- Work to complete
Do not repeat pictures. Repeat exactly the lines of the listing below from its first line through the line with "1.5', 'IAA 2.0'];".

- Data excerpt
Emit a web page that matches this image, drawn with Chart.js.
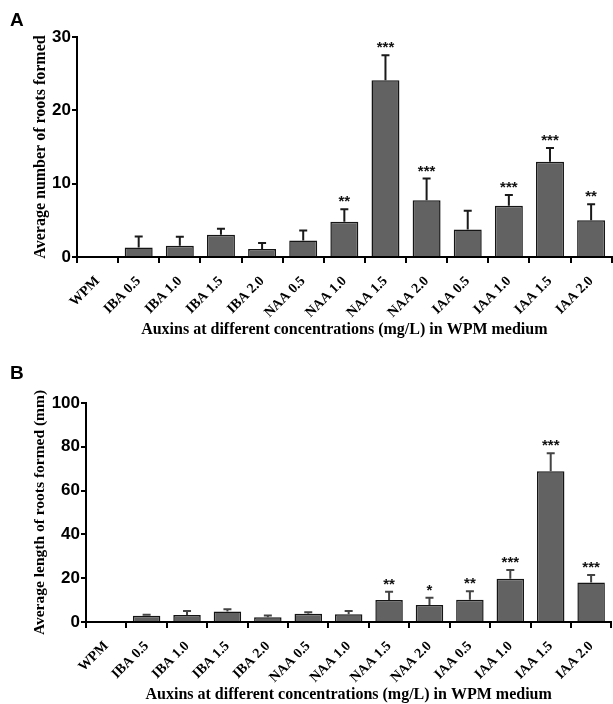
<!DOCTYPE html>
<html>
<head>
<meta charset="utf-8">
<script src="https://cdn.jsdelivr.net/npm/chart.js@4.4.0/dist/chart.umd.min.js"></script>
<style>
  body { margin: 0; background: #fff; }
  #wrap { position: relative; width: 613px; height: 704px; }
  canvas { position: absolute; left: 0; }
  .panel { position: absolute; left: 10px; font: bold 19px "Liberation Sans", Arial, sans-serif; color: #000; }
</style>
</head>
<body>
<div id="wrap">
  <canvas id="chartA" width="613" height="352" style="top:0"></canvas>
  <canvas id="chartB" width="613" height="352" style="top:352px"></canvas>
  <div class="panel" style="top:9px">A</div>
  <div class="panel" style="top:362px">B</div>
</div>
<script>
// datos
const categories = ['WPM', 'IBA 0.5', 'IBA 1.0', 'IBA 1.5', 'IBA 2.0', 'NAA 0.5', 'NAA 1.0',
                    'NAA 1.5', 'NAA 2.0', 'IAA 0.5', 'IAA 1.0', 'IAA 1.5', 'IAA 2.0'];

const numMean = [0, 1.3, 1.55, 3.05, 1.1, 2.25, 4.8, 24.1, 7.75, 3.75, 7.0, 13.0, 5.0];
const numErr  = [0, 1.5, 1.2, 0.8, 0.8, 1.35, 1.7, 3.4, 2.95, 2.55, 1.45, 1.85, 2.2];
const numSig  = ['', '', '', '', '', '', '**', '***', '***', '', '***', '***', '**'];
const numTicks = [0, 10, 20, 30];

const lenMean = [0, 2.8, 3.2, 4.8, 2.2, 3.8, 3.5, 10.0, 7.8, 10.2, 19.7, 68.8, 18.0];
const lenErr  = [0, 0.5, 1.8, 1.0, 0.8, 0.6, 1.5, 3.8, 3.3, 3.8, 4.1, 8.2, 3.5];
const lenSig  = ['', '', '', '', '', '', '', '**', '*', '**', '***', '***', '***'];
const lenTicks = [0, 20, 40, 60, 80, 100];

const xTitle = 'Auxins at different concentrations (mg/L) in WPM medium';

// ===== BARRAS DE ERROR + ASTERISCOS =====
const errorBars = {
    id: 'errorBars',
    afterDatasetsDraw(chart, args, opts) {
        const ctx = chart.ctx;
        const yScale = chart.scales.y;
        const meta = chart.getDatasetMeta(0);
        ctx.save();
        meta.data.forEach((bar, i) => {
            const err = opts.err[i];
            const top = yScale.getPixelForValue(opts.mean[i] + err);
            if (err > 0) {
                ctx.strokeStyle = opts.color;
                ctx.lineWidth = 2;
                ctx.beginPath();
                ctx.moveTo(bar.x, bar.y);
                ctx.lineTo(bar.x, top);
                ctx.moveTo(bar.x - 4, top);
                ctx.lineTo(bar.x + 4, top);
                ctx.stroke();
            }
            if (opts.sig[i]) {
                ctx.fillStyle = '#111';
                ctx.font = 'bold 15px "Liberation Sans", Arial, sans-serif';
                ctx.textAlign = 'center';
                ctx.textBaseline = 'alphabetic';
                ctx.fillText(opts.sig[i], bar.x, top - 3);
            }
        });
        ctx.restore();
    }
};

function makeChart(id, mean, err, sig, ticks, yTitle, box) {
    const yMax = ticks[ticks.length - 1];
    return new Chart(document.getElementById(id), {
        type: 'bar',
        data: {
            labels: categories,
            datasets: [{
                data: mean,
                backgroundColor: '#626262',
                borderColor: '#151515',
                borderWidth: 1.5,
                barPercentage: 0.68,
                categoryPercentage: 1.0
            }]
        },
        options: {
            responsive: false,
            animation: false,
            layout: { padding: { top: box.top, left: 0, right: 0, bottom: 0 } },
            plugins: {
                legend: { display: false },
                tooltip: { enabled: false },
                errorBars: { mean: mean, err: err, sig: sig, color: box.errColor }
            },
            scales: {
                x: {
                    afterFit: s => { s.height = box.xHeight; },
                    border: { display: true, color: '#000', width: 2 },
                    grid: { display: true, drawOnChartArea: false, drawTicks: true, tickLength: 6, color: '#000', lineWidth: 2 },
                    ticks: {
                        color: '#000',
                        minRotation: 45,
                        maxRotation: 45,
                        padding: 10,
                        font: { family: '"Liberation Serif", "Times New Roman", serif', weight: 'bold', size: 14 }
                    },
                    title: {
                        display: true,
                        text: xTitle,
                        color: '#000',
                        padding: { top: 0, bottom: box.xTitlePad },
                        font: { family: '"Liberation Serif", "Times New Roman", serif', weight: 'bold', size: 16 }
                    }
                },
                y: {
                    min: 0,
                    max: yMax,
                    afterFit: s => { s.width = box.left; },
                    afterBuildTicks: s => { s.ticks = ticks.map(v => ({ value: v })); },
                    border: { display: true, color: '#000', width: 2 },
                    grid: { display: true, drawOnChartArea: false, drawTicks: true, tickLength: 5, color: '#000', lineWidth: 2 },
                    ticks: {
                        color: '#000',
                        padding: 1,
                        font: { family: '"Liberation Sans", Arial, sans-serif', weight: 'bold', size: 17 }
                    },
                    title: {
                        display: true,
                        text: yTitle,
                        color: '#000',
                        padding: { top: box.yTitlePad, bottom: 0 },
                        font: { family: '"Liberation Serif", "Times New Roman", serif', weight: 'bold', size: box.yTitleSize }
                    }
                }
            }
        },
        plugins: [errorBars]
    });
}

makeChart('chartA', numMean, numErr, numSig, numTicks, 'Average number of roots formed',
    { top: 37, left: 77, xHeight: 95, xTitlePad: 13, yTitlePad: 31, yTitleSize: 16, errColor: '#1a1a1a' });

makeChart('chartB', lenMean, lenErr, lenSig, lenTicks, 'Average length of roots formed (mm)',
    { top: 51, left: 86, xHeight: 82, xTitlePad: 0, yTitlePad: 31, yTitleSize: 15.5, errColor: '#444' });
</script>
</body>
</html>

- Task solution
Emit a web page that matches this image, drawn with Chart.js.
<!DOCTYPE html>
<html>
<head>
<meta charset="utf-8">
<script src="https://cdn.jsdelivr.net/npm/chart.js@4.4.0/dist/chart.umd.min.js"></script>
<style>
  body { margin: 0; background: #fff; }
  #wrap { position: relative; width: 613px; height: 704px; }
  canvas { position: absolute; left: 0; }
  .panel { position: absolute; left: 10px; font: bold 19px "Liberation Sans", Arial, sans-serif; color: #000; }
</style>
</head>
<body>
<div id="wrap">
  <canvas id="chartA" width="613" height="352" style="top:0"></canvas>
  <canvas id="chartB" width="613" height="352" style="top:352px"></canvas>
  <div class="panel" style="top:9px">A</div>
  <div class="panel" style="top:362px">B</div>
</div>
<script>
// datos
const categories = ['WPM', 'IBA 0.5', 'IBA 1.0', 'IBA 1.5', 'IBA 2.0', 'NAA 0.5', 'NAA 1.0',
                    'NAA 1.5', 'NAA 2.0', 'IAA 0.5', 'IAA 1.0', 'IAA 1.5', 'IAA 2.0'];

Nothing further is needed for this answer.